Starting at the first line of the listing below, repeat each line up to and including the one containing "al_lin_y = [1.81, 2.46]". Leave out pictures.

::: Dataset extract :::

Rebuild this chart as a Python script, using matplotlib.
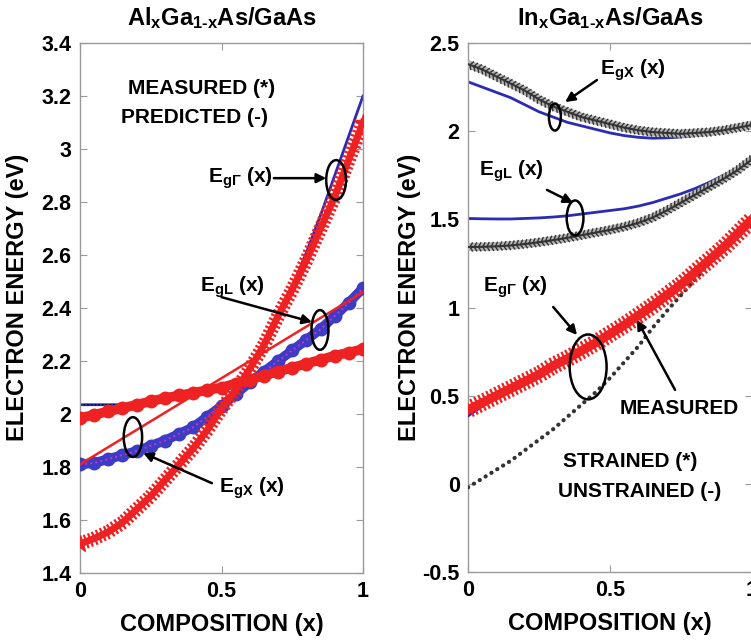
import numpy as np
import matplotlib
matplotlib.use("Agg")
from matplotlib import pyplot as plt
from matplotlib import patheffects as pe
from matplotlib.patches import Ellipse
from matplotlib.ticker import FuncFormatter

plt.rcParams['font.family'] = ['Liberation Sans', 'DejaVu Sans']
plt.rcParams['font.weight'] = 'bold'
plt.rcParams['mathtext.fontset'] = 'custom'
plt.rcParams['mathtext.rm'] = 'Liberation Sans:bold'
plt.rcParams['mathtext.it'] = 'Liberation Sans:bold'
plt.rcParams['mathtext.bf'] = 'Liberation Sans:bold'

# composition grid (step 0.05)
x = np.linspace(0, 1, 21)

# --- AlGaAs / GaAs (left) ---
al_gam_meas = [1.51, 1.53, 1.555, 1.59, 1.64, 1.69, 1.75, 1.81, 1.87, 1.94, 2.02,
               2.09, 2.17, 2.26, 2.37, 2.47, 2.58, 2.70, 2.82, 2.96, 3.10]
al_gam_pred = [1.51, 1.53, 1.555, 1.59, 1.64, 1.69, 1.75, 1.81, 1.87, 1.94, 2.02,
               2.09, 2.17, 2.26, 2.37, 2.48, 2.61, 2.75, 2.90, 3.05, 3.20]
al_egl_circ = [1.81, 1.815, 1.83, 1.845, 1.86, 1.88, 1.90, 1.925, 1.95, 1.99, 2.03,
               2.075, 2.12, 2.16, 2.20, 2.24, 2.28, 2.32, 2.37, 2.42, 2.475]
al_egx_circ = [1.985, 1.997, 2.01, 2.022, 2.035, 2.048, 2.06, 2.07, 2.08, 2.09, 2.10,
               2.115, 2.13, 2.145, 2.16, 2.175, 2.19, 2.205, 2.22, 2.232, 2.245]
al_egx_pred = [2.035, 2.035, 2.035, 2.035, 2.037, 2.048, 2.06, 2.07, 2.08, 2.09, 2.10,
               2.115, 2.13, 2.145, 2.16, 2.175, 2.19, 2.205, 2.22, 2.232, 2.245]
al_lin_x = [0, 1]
al_lin_y = [1.81, 2.46]

# --- InGaAs / GaAs (right) ---
in_egx_str = [2.38, 2.35, 2.31, 2.27, 2.23, 2.18, 2.14, 2.11, 2.08, 2.06, 2.04,
              2.02, 2.005, 1.995, 1.99, 1.985, 1.99, 1.995, 2.005, 2.02, 2.035]
in_egx_uns = [2.28, 2.25, 2.22, 2.19, 2.15, 2.11, 2.08, 2.05, 2.03, 2.01, 1.99,
              1.975, 1.965, 1.96, 1.962, 1.967, 1.975, 1.985, 1.998, 2.015, 2.03]
in_egl_str = [1.343, 1.344, 1.347, 1.352, 1.36, 1.37, 1.382, 1.395, 1.41, 1.425, 1.44,
              1.458, 1.48, 1.51, 1.55, 1.595, 1.64, 1.685, 1.73, 1.78, 1.84]
in_egl_uns = [1.505, 1.503, 1.502, 1.502, 1.505, 1.508, 1.513, 1.52, 1.53, 1.54, 1.55,
              1.56, 1.575, 1.595, 1.62, 1.645, 1.675, 1.71, 1.75, 1.79, 1.84]
in_gam_str = [0.42, 0.46, 0.50, 0.54, 0.58, 0.62, 0.67, 0.71, 0.755, 0.80, 0.85,
              0.90, 0.955, 1.01, 1.07, 1.13, 1.20, 1.27, 1.34, 1.42, 1.50]
in_gam_pred = [0.385, 0.44, 0.49, 0.53, 0.57, 0.61, 0.66, 0.70, 0.745, 0.79, 0.84,
               0.89, 0.945, 1.00, 1.06, 1.12, 1.19, 1.26, 1.33, 1.41, 1.49]
in_gam_uns = [-0.02, 0.03, 0.08, 0.13, 0.19, 0.25, 0.31, 0.38, 0.45, 0.52, 0.60,
              0.69, 0.78, 0.885, 0.98, 1.07, 1.16, 1.25, 1.34, 1.43, 1.52]

RED = '#ee2222'
BLUE = '#2b2bb5'
GRID = '#9a9a9a'
ARROW = dict(arrowstyle='-|>', color='black', lw=1.8, mutation_scale=14, shrinkA=0, shrinkB=0)


def star_band(width, tick):
    return [pe.Stroke(linewidth=width, foreground=RED),
            pe.TickedStroke(angle=90, spacing=3.2, length=tick, linewidth=1.6, foreground=RED),
            pe.TickedStroke(angle=-90, spacing=3.2, length=tick, linewidth=1.6, foreground=RED),
            pe.Normal()]


def gray_band():
    return [pe.Stroke(linewidth=6, foreground='#b5b5b5'),
            pe.TickedStroke(angle=60, spacing=3, length=1.1, linewidth=1.0, foreground='#333333'),
            pe.TickedStroke(angle=-60, spacing=3, length=1.1, linewidth=1.0, foreground='#333333'),
            pe.Normal()]


def style_axes(ax):
    for s in ax.spines.values():
        s.set_color(GRID)
        s.set_linewidth(1.0)
    ax.tick_params(direction='in', top=True, right=True, color=GRID, length=5,
                   labelsize=15.5, pad=6)
    ax.set_xlim(0, 1)
    ax.set_xticks([0, 0.5, 1])
    ax.xaxis.set_major_formatter(FuncFormatter(lambda v, p: '%g' % v))
    ax.yaxis.set_major_formatter(FuncFormatter(lambda v, p: '%g' % round(v, 2)))
    ax.set_xlabel('COMPOSITION (x)', fontsize=17, fontweight='bold')
    ax.set_ylabel('ELECTRON ENERGY (eV)', fontsize=17, fontweight='bold')


def ring(ax, cx, cy, w, h):
    ax.add_patch(Ellipse((cx, cy), w, h, fill=False, ec='black', lw=1.8, zorder=10))


def note(ax, txt, xy, ha='center'):
    ax.text(xy[0], xy[1], txt, fontsize=15, fontweight='bold', ha=ha, va='center', zorder=11)


def arrow(ax, tail, head):
    ax.annotate('', xy=head, xytext=tail, arrowprops=ARROW, zorder=11)


fig = plt.figure(figsize=(7.51, 6.40), dpi=100)
ax1 = fig.add_axes([80 / 751, 67 / 640, 283 / 751, 530 / 640])
ax2 = fig.add_axes([468 / 751, 68 / 640, 284 / 751, 529 / 640])

# ---------------- left panel ----------------
ax1.plot(x, al_gam_pred, color=BLUE, lw=2, zorder=2)
ax1.plot(x, al_egx_pred, color=BLUE, lw=2, zorder=2)
ax1.plot(x, al_egx_pred, color='black', lw=1, ls=':', zorder=2)
ax1.plot(x, al_egl_circ, color='#3c3cc4', lw=7, marker='o', ms=9, zorder=3,
         solid_capstyle='round')
ax1.plot(x, al_egl_circ, color='#d030d0', lw=1.4, ls=':', zorder=4)
ax1.plot(x, al_egx_circ, color=RED, lw=7, marker='o', ms=9, zorder=5,
         solid_capstyle='round')
ax1.plot(x, al_gam_meas, color=RED, lw=1, zorder=6, path_effects=star_band(5, 1.35))
ax1.plot(x[[0, -1]], [al_gam_meas[0], al_gam_meas[-1]], color=RED, marker='*', ms=13,
         ls='none', zorder=6)
ax1.plot(al_lin_x, al_lin_y, color=RED, lw=1.8, zorder=7)

ax1.set_ylim(1.4, 3.4)
ax1.set_yticks(np.arange(1.4, 3.41, 0.2))
style_axes(ax1)
ax1.yaxis.set_label_coords(-0.18, 0.52)
ax1.xaxis.set_label_coords(0.5, -0.075)
ax1.set_title(r'Al$_x$Ga$_{1\text{-}x}$As/GaAs', fontsize=17, fontweight='bold', pad=13)

note(ax1, 'MEASURED (*)', (0.428, 3.23))
note(ax1, 'PREDICTED (-)', (0.403, 3.117))

ring(ax1, 0.905, 2.883, 0.07, 0.15)
note(ax1, r'E$_{g\Gamma}$ (x)', (0.68, 2.89), ha='right')
arrow(ax1, (0.685, 2.89), (0.87, 2.89))
ring(ax1, 0.848, 2.317, 0.06, 0.15)
note(ax1, r'E$_{gL}$ (x)', (0.54, 2.479))
arrow(ax1, (0.50, 2.441), (0.82, 2.347))
ring(ax1, 0.187, 1.913, 0.065, 0.15)
note(ax1, r'E$_{gX}$ (x)', (0.49, 1.72), ha='left')
arrow(ax1, (0.466, 1.739), (0.223, 1.853))

# ---------------- right panel ----------------
ax2.plot(x, in_egx_uns, color=BLUE, lw=2, zorder=2)
ax2.plot(x, in_egl_uns, color=BLUE, lw=2, zorder=2)
ax2.plot(x, in_egx_str, color='#333333', lw=1.5, zorder=3, path_effects=gray_band())
ax2.plot(x, in_egl_str, color='#333333', lw=1.5, zorder=3, path_effects=gray_band())
ax2.plot(x, in_gam_uns, color='#333333', lw=3, ls=(0, (0.05, 1.6)),
         dash_capstyle='round', zorder=3)
ax2.plot(x, in_gam_pred, color=BLUE, lw=2, zorder=4)
ax2.plot(x, in_gam_str, color=RED, lw=1, zorder=5, path_effects=star_band(6.5, 1.7))

ax2.set_ylim(-0.5, 2.5)
ax2.set_yticks(np.arange(-0.5, 2.51, 0.5))
style_axes(ax2)
ax2.yaxis.set_label_coords(-0.165, 0.52)
ax2.xaxis.set_label_coords(0.5, -0.075)
ax2.set_title(r'In$_x$Ga$_{1\text{-}x}$As/GaAs', fontsize=17, fontweight='bold', pad=13)

ring(ax2, 0.306, 2.08, 0.042, 0.153)
note(ax2, r'E$_{gX}$ (x)', (0.465, 2.347), ha='left')
arrow(ax2, (0.454, 2.29), (0.342, 2.165))
ring(ax2, 0.377, 1.508, 0.059, 0.198)
note(ax2, r'E$_{gL}$ (x)', (0.04, 1.77), ha='left')
arrow(ax2, (0.278, 1.667), (0.37, 1.593))
ring(ax2, 0.423, 0.663, 0.13, 0.368)
note(ax2, r'E$_{g\Gamma}$ (x)', (0.053, 1.117), ha='left')
arrow(ax2, (0.30, 1.003), (0.384, 0.844))
note(ax2, 'MEASURED', (0.743, 0.43))
arrow(ax2, (0.729, 0.533), (0.595, 0.93))
note(ax2, 'STRAINED (*)', (0.57, 0.124))
note(ax2, 'UNSTRAINED (-)', (0.606, -0.046))

fig.savefig('out.png', dpi=100)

:::

Complete response >>
Rebuild this chart as a Python script, using matplotlib.
import numpy as np
import matplotlib
matplotlib.use("Agg")
from matplotlib import pyplot as plt
from matplotlib import patheffects as pe
from matplotlib.patches import Ellipse
from matplotlib.ticker import FuncFormatter

plt.rcParams['font.family'] = ['Liberation Sans', 'DejaVu Sans']
plt.rcParams['font.weight'] = 'bold'
plt.rcParams['mathtext.fontset'] = 'custom'
plt.rcParams['mathtext.rm'] = 'Liberation Sans:bold'
plt.rcParams['mathtext.it'] = 'Liberation Sans:bold'
plt.rcParams['mathtext.bf'] = 'Liberation Sans:bold'

# composition grid (step 0.05)
x = np.linspace(0, 1, 21)

# --- AlGaAs / GaAs (left) ---
al_gam_meas = [1.51, 1.53, 1.555, 1.59, 1.64, 1.69, 1.75, 1.81, 1.87, 1.94, 2.02,
               2.09, 2.17, 2.26, 2.37, 2.47, 2.58, 2.70, 2.82, 2.96, 3.10]
al_gam_pred = [1.51, 1.53, 1.555, 1.59, 1.64, 1.69, 1.75, 1.81, 1.87, 1.94, 2.02,
               2.09, 2.17, 2.26, 2.37, 2.48, 2.61, 2.75, 2.90, 3.05, 3.20]
al_egl_circ = [1.81, 1.815, 1.83, 1.845, 1.86, 1.88, 1.90, 1.925, 1.95, 1.99, 2.03,
               2.075, 2.12, 2.16, 2.20, 2.24, 2.28, 2.32, 2.37, 2.42, 2.475]
al_egx_circ = [1.985, 1.997, 2.01, 2.022, 2.035, 2.048, 2.06, 2.07, 2.08, 2.09, 2.10,
               2.115, 2.13, 2.145, 2.16, 2.175, 2.19, 2.205, 2.22, 2.232, 2.245]
al_egx_pred = [2.035, 2.035, 2.035, 2.035, 2.037, 2.048, 2.06, 2.07, 2.08, 2.09, 2.10,
               2.115, 2.13, 2.145, 2.16, 2.175, 2.19, 2.205, 2.22, 2.232, 2.245]
al_lin_x = [0, 1]
al_lin_y = [1.81, 2.46]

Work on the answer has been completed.